Jihadist Seif al-Adl, a former member of Egypt's Special Forces based in Iran, has been the leader of al-Qaeda since Ayman al-Zawahiri was killed in the summer of 2022, the State Department said on Wednesday.
"Our assessment is the same as that of the UN - namely that the new de facto leader of Al-Qaeda Seif al-Adl is based in Iran" , indicated a spokesman for the American diplomacy, in reference to a United Nations report released on Tuesday.
This report indicated that the prevailing view among member states was that Seif al-Adl was "now the de facto leader of al-Qaeda, representing continuity for now".
But, according to this text, the group did not formally declare him "emir" for two reasons: firstly because it is a delicate subject vis-à-vis the Taliban authorities in Afghanistan, who did not want to acknowledge that Zawahiri was killed by Americans in a house in Kabul last year.
Then because Seif al-Adl resides in Iran, a predominantly Shiite country, while Al-Qaeda is a Sunni group. "Where it is based raises questions that weigh on al-Qaeda's ambitions to assert its leadership of a global movement in the face of challenges from IS," the rival Islamic State group, says the UN report.
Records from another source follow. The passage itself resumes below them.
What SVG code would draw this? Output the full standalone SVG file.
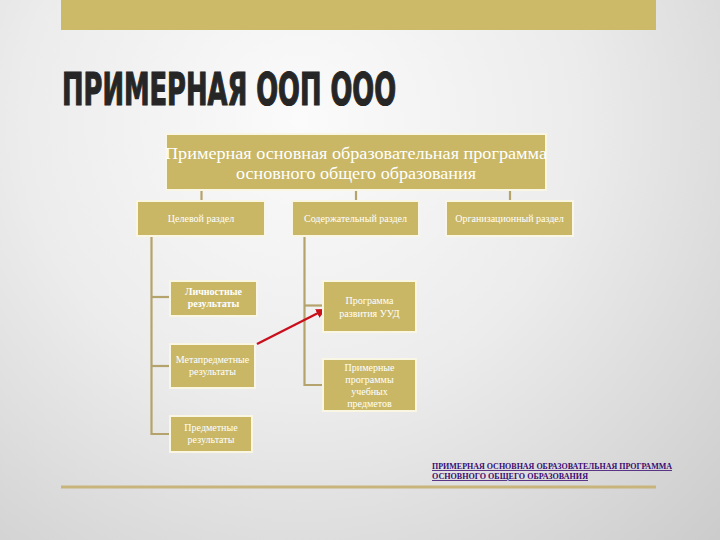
<svg xmlns="http://www.w3.org/2000/svg" width="720" height="540" viewBox="0 0 720 540">
<defs>
<radialGradient id="bg" cx="300" cy="120" r="620" gradientUnits="userSpaceOnUse">
<stop offset="0" stop-color="#fbfbfb"/>
<stop offset="0.45" stop-color="#ececec"/>
<stop offset="1" stop-color="#c9c9c9"/>
</radialGradient>
<marker id="ah" viewBox="0 0 10 10" refX="9" refY="5" markerWidth="4" markerHeight="4" orient="auto" markerUnits="strokeWidth">
<path d="M0,0 L10,5 L0,10 z" fill="#c8101c"/>
</marker>
<style>
.box{fill:#c9b766;stroke:#faf6e4;stroke-width:2}
.ln{stroke:#b4a36c;stroke-width:2.2;fill:none}
.t{font-family:"Liberation Serif","DejaVu Serif",serif;fill:#ffffff;text-anchor:middle}
.s{font-size:10px}
.lk{font-family:"Liberation Serif","DejaVu Serif",serif;font-size:8px;font-weight:bold;fill:#3a0a72;text-decoration:underline}
</style>
</defs>
<rect width="720" height="540" fill="url(#bg)"/>
<rect x="61" y="0" width="595" height="30" fill="#cdba68"/>
<text x="62" y="105" font-family="'DejaVu Sans Condensed','DejaVu Sans',sans-serif" font-weight="bold" font-size="45" fill="#262626" stroke="#262626" stroke-width="1.2" textLength="334" lengthAdjust="spacingAndGlyphs">ПРИМЕРНАЯ ООП ООО</text>
<line x1="61" y1="487" x2="656" y2="487" stroke="#c8b57c" stroke-width="3"/>

<g id="connectors">
<line class="ln" x1="201.5" y1="190" x2="201.5" y2="201"/>
<line class="ln" x1="356" y1="190" x2="356" y2="201"/>
<line class="ln" x1="510" y1="190" x2="510" y2="201"/>
<polyline class="ln" points="151.5,237 151.5,434 170,434"/>
<line class="ln" x1="151.5" y1="297" x2="170" y2="297"/>
<line class="ln" x1="151.5" y1="366" x2="170" y2="366"/>
<polyline class="ln" points="304.5,237 304.5,385 323,385"/>
<line class="ln" x1="304.5" y1="305.5" x2="323" y2="305.5"/>
<line x1="257" y1="344" x2="325" y2="309.5" stroke="#c8101c" stroke-width="2.4" marker-end="url(#ah)"/>
</g>

<g id="root">
<rect class="box" x="166" y="134" width="380" height="56"/>
<text class="t" x="356" y="159" font-size="17.5" textLength="382" lengthAdjust="spacingAndGlyphs">Примерная основная образовательная программа</text>
<text class="t" x="356" y="179" font-size="17.5" textLength="240" lengthAdjust="spacingAndGlyphs">основного общего образования</text>
</g>
<g id="tselevoy">
<rect class="box" x="137" y="201" width="128" height="35"/>
<text class="t s" x="201" y="222">Целевой раздел</text>
</g>
<g id="soderzh">
<rect class="box" x="292" y="201" width="127" height="35"/>
<text class="t s" x="355.5" y="222">Содержательный раздел</text>
</g>
<g id="organiz">
<rect class="box" x="446" y="201" width="127" height="35"/>
<text class="t s" x="509.5" y="222">Организационный раздел</text>
</g>
<g id="lichnostnye">
<rect class="box" x="170" y="281" width="87" height="35"/>
<text class="t s" x="213.5" y="295" font-weight="bold">Личностные</text>
<text class="t s" x="213.5" y="307" font-weight="bold">результаты</text>
</g>
<g id="metapredmetnye">
<rect class="box" x="170" y="344" width="85" height="44"/>
<text class="t s" x="212.5" y="363">Метапредметные</text>
<text class="t s" x="212.5" y="375">результаты</text>
</g>
<g id="predmetnye">
<rect class="box" x="170" y="416" width="82" height="36"/>
<text class="t s" x="211" y="431">Предметные</text>
<text class="t s" x="211" y="443">результаты</text>
</g>
<g id="uud">
<rect class="box" x="323" y="281" width="93" height="51"/>
<text class="t s" x="369.5" y="304">Программа</text>
<text class="t s" x="369.5" y="317">развития УУД</text>
</g>
<g id="primernye">
<rect class="box" x="323" y="359" width="93" height="52"/>
<text class="t s" x="369.5" y="371">Примерные</text>
<text class="t s" x="369.5" y="383">программы</text>
<text class="t s" x="369.5" y="395">учебных</text>
<text class="t s" x="369.5" y="407">предметов</text>
</g>
<g id="link">
<text class="lk" x="432" y="469" textLength="240" lengthAdjust="spacingAndGlyphs">ПРИМЕРНАЯ ОСНОВНАЯ ОБРАЗОВАТЕЛЬНАЯ ПРОГРАММА</text>
<text class="lk" x="432" y="479" textLength="156" lengthAdjust="spacingAndGlyphs">ОСНОВНОГО ОБЩЕГО ОБРАЗОВАНИЯ</text>
</g>
</svg>
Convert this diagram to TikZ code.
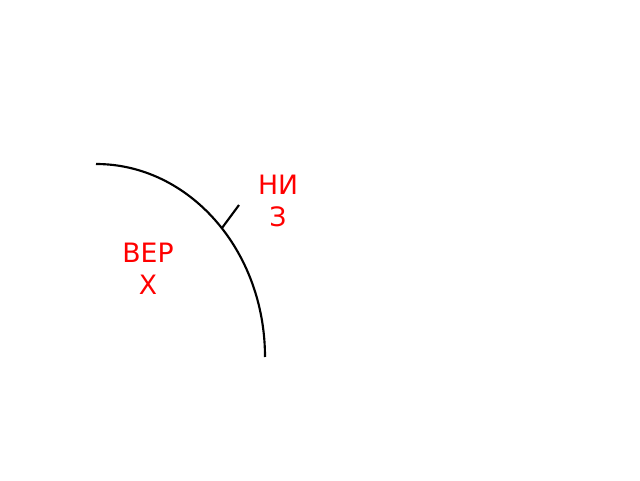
\documentclass[tikz,border=0pt]{standalone}
\usepackage{fontspec}
\setmainfont{DejaVu Sans}
\begin{document}
\begin{tikzpicture}[x=0.75pt,y=0.75pt,
  curve/.style={line width=1.6pt,black},
  lbl/.style={text=red,font=\fontsize{20}{24}\selectfont,align=center,inner sep=0pt}]
\useasboundingbox (0,0) rectangle (640,480);
\coordinate (c) at (96,123);
\coordinate (s) at (96,316);
\draw[curve] (s) arc[start angle=90,end angle=0,x radius=169,y radius=193];
\coordinate (t1) at (222,252);
\coordinate (t2) at (239,275);
\draw[curve] (t1) -- (t2);
\node[lbl] (niz) at (278,279.5) {НИ\\З};
\node[lbl] (verh) at (148,211) {ВЕР\\Х};
\end{tikzpicture}
\end{document}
Seif al-Adl, now in his 60s, was once a lieutenant colonel in the Egyptian Special Forces. He is a figure of the old guard of Al-Qaeda. He helped build the group's operational capabilities and trained some of the hijackers who took part in the September 11, 2001 attacks on the United States, according to the Counter Extremism Project.
He has been in Iran since 2002 or 2003 and while he was initially under house arrest, he was later able to make trips to Pakistan, according to Ali Soufan, a former FBI investigator.
“Seif is one of the most experienced professional soldiers in the global Jdihadist movement, and his body bears the marks of combat,” he wrote in 2021 in the CTC Journal.